> [Exercise task]:
Please output every line of the material as it stands, without the pictures.

> [Exercise materials]:
--------------------------------------------------
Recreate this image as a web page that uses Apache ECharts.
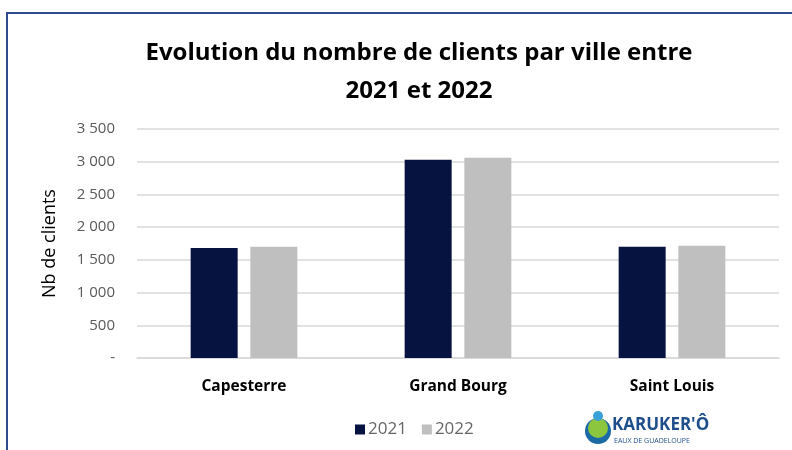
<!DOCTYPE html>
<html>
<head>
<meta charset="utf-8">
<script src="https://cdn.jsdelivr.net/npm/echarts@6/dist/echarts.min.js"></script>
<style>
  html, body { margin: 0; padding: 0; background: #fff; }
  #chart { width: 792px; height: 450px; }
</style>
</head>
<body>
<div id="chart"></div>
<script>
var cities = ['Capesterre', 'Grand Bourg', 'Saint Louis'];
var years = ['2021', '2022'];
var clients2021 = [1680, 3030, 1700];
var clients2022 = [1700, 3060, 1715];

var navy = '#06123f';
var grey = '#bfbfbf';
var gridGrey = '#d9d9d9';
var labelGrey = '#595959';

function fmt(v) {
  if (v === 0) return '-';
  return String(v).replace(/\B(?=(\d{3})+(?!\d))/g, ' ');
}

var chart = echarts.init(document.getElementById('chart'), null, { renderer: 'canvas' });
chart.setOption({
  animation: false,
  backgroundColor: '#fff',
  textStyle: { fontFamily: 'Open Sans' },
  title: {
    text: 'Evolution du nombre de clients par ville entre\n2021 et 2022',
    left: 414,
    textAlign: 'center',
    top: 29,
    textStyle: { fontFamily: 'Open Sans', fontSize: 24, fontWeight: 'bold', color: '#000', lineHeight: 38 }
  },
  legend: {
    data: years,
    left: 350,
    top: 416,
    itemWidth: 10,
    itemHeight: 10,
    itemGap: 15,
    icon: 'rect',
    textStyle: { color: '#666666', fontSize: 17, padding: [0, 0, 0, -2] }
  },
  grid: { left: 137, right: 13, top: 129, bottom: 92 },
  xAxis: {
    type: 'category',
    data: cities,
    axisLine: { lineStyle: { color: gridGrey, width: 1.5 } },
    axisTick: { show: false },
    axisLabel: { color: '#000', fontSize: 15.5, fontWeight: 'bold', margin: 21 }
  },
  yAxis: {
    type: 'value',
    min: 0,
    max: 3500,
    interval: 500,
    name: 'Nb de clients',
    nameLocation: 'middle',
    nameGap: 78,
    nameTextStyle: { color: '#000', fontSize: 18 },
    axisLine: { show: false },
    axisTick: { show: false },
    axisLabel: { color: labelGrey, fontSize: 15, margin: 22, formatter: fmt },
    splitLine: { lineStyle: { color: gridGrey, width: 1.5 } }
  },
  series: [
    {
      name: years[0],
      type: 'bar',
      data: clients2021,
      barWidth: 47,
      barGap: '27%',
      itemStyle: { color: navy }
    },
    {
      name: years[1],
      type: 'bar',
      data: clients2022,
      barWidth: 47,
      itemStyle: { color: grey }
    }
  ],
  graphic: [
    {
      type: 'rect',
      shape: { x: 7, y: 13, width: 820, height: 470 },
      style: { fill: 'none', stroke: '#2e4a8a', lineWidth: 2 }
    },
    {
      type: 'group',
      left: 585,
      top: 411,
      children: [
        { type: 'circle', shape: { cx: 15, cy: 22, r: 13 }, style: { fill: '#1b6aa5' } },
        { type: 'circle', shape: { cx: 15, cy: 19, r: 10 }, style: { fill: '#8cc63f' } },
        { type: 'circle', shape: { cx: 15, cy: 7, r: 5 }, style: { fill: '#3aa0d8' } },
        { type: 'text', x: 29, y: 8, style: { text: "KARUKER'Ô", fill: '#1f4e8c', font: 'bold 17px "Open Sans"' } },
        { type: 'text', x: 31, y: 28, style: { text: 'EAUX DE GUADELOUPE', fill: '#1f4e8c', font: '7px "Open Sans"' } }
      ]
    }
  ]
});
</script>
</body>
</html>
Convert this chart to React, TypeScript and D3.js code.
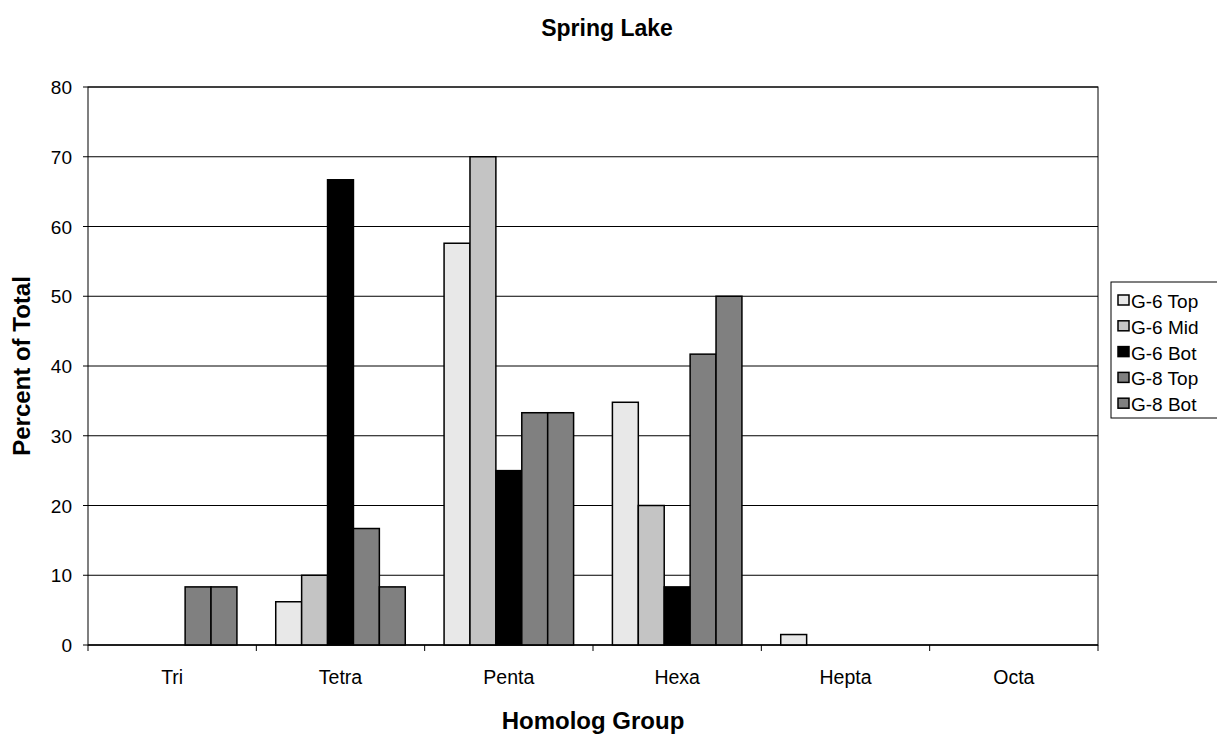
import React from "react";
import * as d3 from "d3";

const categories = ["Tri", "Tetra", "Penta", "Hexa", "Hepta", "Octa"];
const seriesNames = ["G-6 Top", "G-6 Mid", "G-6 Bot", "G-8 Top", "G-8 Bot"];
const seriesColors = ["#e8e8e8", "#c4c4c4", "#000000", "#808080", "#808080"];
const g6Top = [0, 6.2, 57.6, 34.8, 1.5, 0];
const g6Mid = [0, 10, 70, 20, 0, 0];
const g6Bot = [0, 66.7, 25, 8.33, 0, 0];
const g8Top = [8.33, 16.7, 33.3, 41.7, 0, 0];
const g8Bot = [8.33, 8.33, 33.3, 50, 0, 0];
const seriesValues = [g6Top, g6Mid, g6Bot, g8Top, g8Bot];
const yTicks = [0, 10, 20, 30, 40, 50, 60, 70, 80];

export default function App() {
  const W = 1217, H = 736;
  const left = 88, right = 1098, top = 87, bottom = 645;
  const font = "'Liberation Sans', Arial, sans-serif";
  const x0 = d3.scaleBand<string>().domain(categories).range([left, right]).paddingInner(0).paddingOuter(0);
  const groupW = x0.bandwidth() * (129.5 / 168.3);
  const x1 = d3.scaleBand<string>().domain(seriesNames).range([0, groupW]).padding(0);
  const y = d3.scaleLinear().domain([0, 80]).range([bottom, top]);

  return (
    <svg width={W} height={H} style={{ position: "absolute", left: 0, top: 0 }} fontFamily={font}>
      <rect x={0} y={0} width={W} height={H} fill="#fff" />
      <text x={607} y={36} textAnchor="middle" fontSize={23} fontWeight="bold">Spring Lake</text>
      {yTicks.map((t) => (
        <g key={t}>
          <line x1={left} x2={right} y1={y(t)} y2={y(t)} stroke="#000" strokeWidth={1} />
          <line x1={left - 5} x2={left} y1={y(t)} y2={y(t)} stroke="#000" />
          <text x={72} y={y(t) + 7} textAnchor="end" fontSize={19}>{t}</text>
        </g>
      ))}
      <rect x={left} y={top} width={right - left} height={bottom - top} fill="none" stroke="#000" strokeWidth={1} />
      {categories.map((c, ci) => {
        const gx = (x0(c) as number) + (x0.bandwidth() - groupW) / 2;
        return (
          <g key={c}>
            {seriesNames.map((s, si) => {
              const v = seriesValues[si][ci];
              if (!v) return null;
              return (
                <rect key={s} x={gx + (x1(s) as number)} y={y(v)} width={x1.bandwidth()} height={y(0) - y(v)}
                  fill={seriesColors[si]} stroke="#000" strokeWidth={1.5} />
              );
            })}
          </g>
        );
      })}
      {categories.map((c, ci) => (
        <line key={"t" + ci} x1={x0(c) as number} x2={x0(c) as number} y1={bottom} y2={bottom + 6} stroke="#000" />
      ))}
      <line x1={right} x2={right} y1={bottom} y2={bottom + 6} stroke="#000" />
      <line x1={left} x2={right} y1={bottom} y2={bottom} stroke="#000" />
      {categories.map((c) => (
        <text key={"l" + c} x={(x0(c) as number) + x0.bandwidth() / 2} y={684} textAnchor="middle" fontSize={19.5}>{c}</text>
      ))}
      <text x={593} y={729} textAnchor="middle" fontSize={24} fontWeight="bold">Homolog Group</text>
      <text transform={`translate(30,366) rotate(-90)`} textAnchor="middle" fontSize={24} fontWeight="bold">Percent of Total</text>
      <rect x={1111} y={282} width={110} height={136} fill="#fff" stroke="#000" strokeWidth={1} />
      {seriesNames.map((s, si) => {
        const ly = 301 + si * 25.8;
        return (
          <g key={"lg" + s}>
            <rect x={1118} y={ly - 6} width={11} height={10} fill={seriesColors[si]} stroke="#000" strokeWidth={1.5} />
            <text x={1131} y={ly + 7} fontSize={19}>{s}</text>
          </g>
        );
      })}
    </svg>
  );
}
--------------------------------------------------
> [Complete answer]:
Recreate this image as a web page that uses Apache ECharts.
<!DOCTYPE html>
<html>
<head>
<meta charset="utf-8">
<script src="https://cdn.jsdelivr.net/npm/echarts@6/dist/echarts.min.js"></script>
<style>
  html, body { margin: 0; padding: 0; background: #fff; }
  #chart { width: 792px; height: 450px; }
</style>
</head>
<body>
<div id="chart"></div>
<script>
var cities = ['Capesterre', 'Grand Bourg', 'Saint Louis'];
var years = ['2021', '2022'];
var clients2021 = [1680, 3030, 1700];
var clients2022 = [1700, 3060, 1715];

var navy = '#06123f';
var grey = '#bfbfbf';
var gridGrey = '#d9d9d9';
var labelGrey = '#595959';

function fmt(v) {
  if (v === 0) return '-';
  return String(v).replace(/\B(?=(\d{3})+(?!\d))/g, ' ');
}

var chart = echarts.init(document.getElementById('chart'), null, { renderer: 'canvas' });
chart.setOption({
  animation: false,
  backgroundColor: '#fff',
  textStyle: { fontFamily: 'Open Sans' },
  title: {
    text: 'Evolution du nombre de clients par ville entre\n2021 et 2022',
    left: 414,
    textAlign: 'center',
    top: 29,
    textStyle: { fontFamily: 'Open Sans', fontSize: 24, fontWeight: 'bold', color: '#000', lineHeight: 38 }
  },
  legend: {
    data: years,
    left: 350,
    top: 416,
    itemWidth: 10,
    itemHeight: 10,
    itemGap: 15,
    icon: 'rect',
    textStyle: { color: '#666666', fontSize: 17, padding: [0, 0, 0, -2] }
  },
  grid: { left: 137, right: 13, top: 129, bottom: 92 },
  xAxis: {
    type: 'category',
    data: cities,
    axisLine: { lineStyle: { color: gridGrey, width: 1.5 } },
    axisTick: { show: false },
    axisLabel: { color: '#000', fontSize: 15.5, fontWeight: 'bold', margin: 21 }
  },
  yAxis: {
    type: 'value',
    min: 0,
    max: 3500,
    interval: 500,
    name: 'Nb de clients',
    nameLocation: 'middle',
    nameGap: 78,
    nameTextStyle: { color: '#000', fontSize: 18 },
    axisLine: { show: false },
    axisTick: { show: false },
    axisLabel: { color: labelGrey, fontSize: 15, margin: 22, formatter: fmt },
    splitLine: { lineStyle: { color: gridGrey, width: 1.5 } }
  },
  series: [
    {
      name: years[0],
      type: 'bar',
      data: clients2021,
      barWidth: 47,
      barGap: '27%',
      itemStyle: { color: navy }
    },
    {
      name: years[1],
      type: 'bar',
      data: clients2022,
      barWidth: 47,
      itemStyle: { color: grey }
    }
  ],
  graphic: [
    {
      type: 'rect',
      shape: { x: 7, y: 13, width: 820, height: 470 },
      style: { fill: 'none', stroke: '#2e4a8a', lineWidth: 2 }
    },
    {
      type: 'group',
      left: 585,
      top: 411,
      children: [
        { type: 'circle', shape: { cx: 15, cy: 22, r: 13 }, style: { fill: '#1b6aa5' } },
        { type: 'circle', shape: { cx: 15, cy: 19, r: 10 }, style: { fill: '#8cc63f' } },
        { type: 'circle', shape: { cx: 15, cy: 7, r: 5 }, style: { fill: '#3aa0d8' } },
        { type: 'text', x: 29, y: 8, style: { text: "KARUKER'Ô", fill: '#1f4e8c', font: 'bold 17px "Open Sans"' } },
        { type: 'text', x: 31, y: 28, style: { text: 'EAUX DE GUADELOUPE', fill: '#1f4e8c', font: '7px "Open Sans"' } }
      ]
    }
  ]
});
</script>
</body>
</html>
Convert this chart to React, TypeScript and D3.js code.
import React from "react";
import * as d3 from "d3";

const categories = ["Tri", "Tetra", "Penta", "Hexa", "Hepta", "Octa"];
const seriesNames = ["G-6 Top", "G-6 Mid", "G-6 Bot", "G-8 Top", "G-8 Bot"];
const seriesColors = ["#e8e8e8", "#c4c4c4", "#000000", "#808080", "#808080"];
const g6Top = [0, 6.2, 57.6, 34.8, 1.5, 0];
const g6Mid = [0, 10, 70, 20, 0, 0];
const g6Bot = [0, 66.7, 25, 8.33, 0, 0];
const g8Top = [8.33, 16.7, 33.3, 41.7, 0, 0];
const g8Bot = [8.33, 8.33, 33.3, 50, 0, 0];
const seriesValues = [g6Top, g6Mid, g6Bot, g8Top, g8Bot];
const yTicks = [0, 10, 20, 30, 40, 50, 60, 70, 80];

export default function App() {
  const W = 1217, H = 736;
  const left = 88, right = 1098, top = 87, bottom = 645;
  const font = "'Liberation Sans', Arial, sans-serif";
  const x0 = d3.scaleBand<string>().domain(categories).range([left, right]).paddingInner(0).paddingOuter(0);
  const groupW = x0.bandwidth() * (129.5 / 168.3);
  const x1 = d3.scaleBand<string>().domain(seriesNames).range([0, groupW]).padding(0);
  const y = d3.scaleLinear().domain([0, 80]).range([bottom, top]);

  return (
    <svg width={W} height={H} style={{ position: "absolute", left: 0, top: 0 }} fontFamily={font}>
      <rect x={0} y={0} width={W} height={H} fill="#fff" />
      <text x={607} y={36} textAnchor="middle" fontSize={23} fontWeight="bold">Spring Lake</text>
      {yTicks.map((t) => (
        <g key={t}>
          <line x1={left} x2={right} y1={y(t)} y2={y(t)} stroke="#000" strokeWidth={1} />
          <line x1={left - 5} x2={left} y1={y(t)} y2={y(t)} stroke="#000" />
          <text x={72} y={y(t) + 7} textAnchor="end" fontSize={19}>{t}</text>
        </g>
      ))}
      <rect x={left} y={top} width={right - left} height={bottom - top} fill="none" stroke="#000" strokeWidth={1} />
      {categories.map((c, ci) => {
        const gx = (x0(c) as number) + (x0.bandwidth() - groupW) / 2;
        return (
          <g key={c}>
            {seriesNames.map((s, si) => {
              const v = seriesValues[si][ci];
              if (!v) return null;
              return (
                <rect key={s} x={gx + (x1(s) as number)} y={y(v)} width={x1.bandwidth()} height={y(0) - y(v)}
                  fill={seriesColors[si]} stroke="#000" strokeWidth={1.5} />
              );
            })}
          </g>
        );
      })}
      {categories.map((c, ci) => (
        <line key={"t" + ci} x1={x0(c) as number} x2={x0(c) as number} y1={bottom} y2={bottom + 6} stroke="#000" />
      ))}
      <line x1={right} x2={right} y1={bottom} y2={bottom + 6} stroke="#000" />
      <line x1={left} x2={right} y1={bottom} y2={bottom} stroke="#000" />
      {categories.map((c) => (
        <text key={"l" + c} x={(x0(c) as number) + x0.bandwidth() / 2} y={684} textAnchor="middle" fontSize={19.5}>{c}</text>
      ))}
      <text x={593} y={729} textAnchor="middle" fontSize={24} fontWeight="bold">Homolog Group</text>
      <text transform={`translate(30,366) rotate(-90)`} textAnchor="middle" fontSize={24} fontWeight="bold">Percent of Total</text>
      <rect x={1111} y={282} width={110} height={136} fill="#fff" stroke="#000" strokeWidth={1} />
      {seriesNames.map((s, si) => {
        const ly = 301 + si * 25.8;
        return (
          <g key={"lg" + s}>
            <rect x={1118} y={ly - 6} width={11} height={10} fill={seriesColors[si]} stroke="#000" strokeWidth={1.5} />
            <text x={1131} y={ly + 7} fontSize={19}>{s}</text>
          </g>
        );
      })}
    </svg>
  );
}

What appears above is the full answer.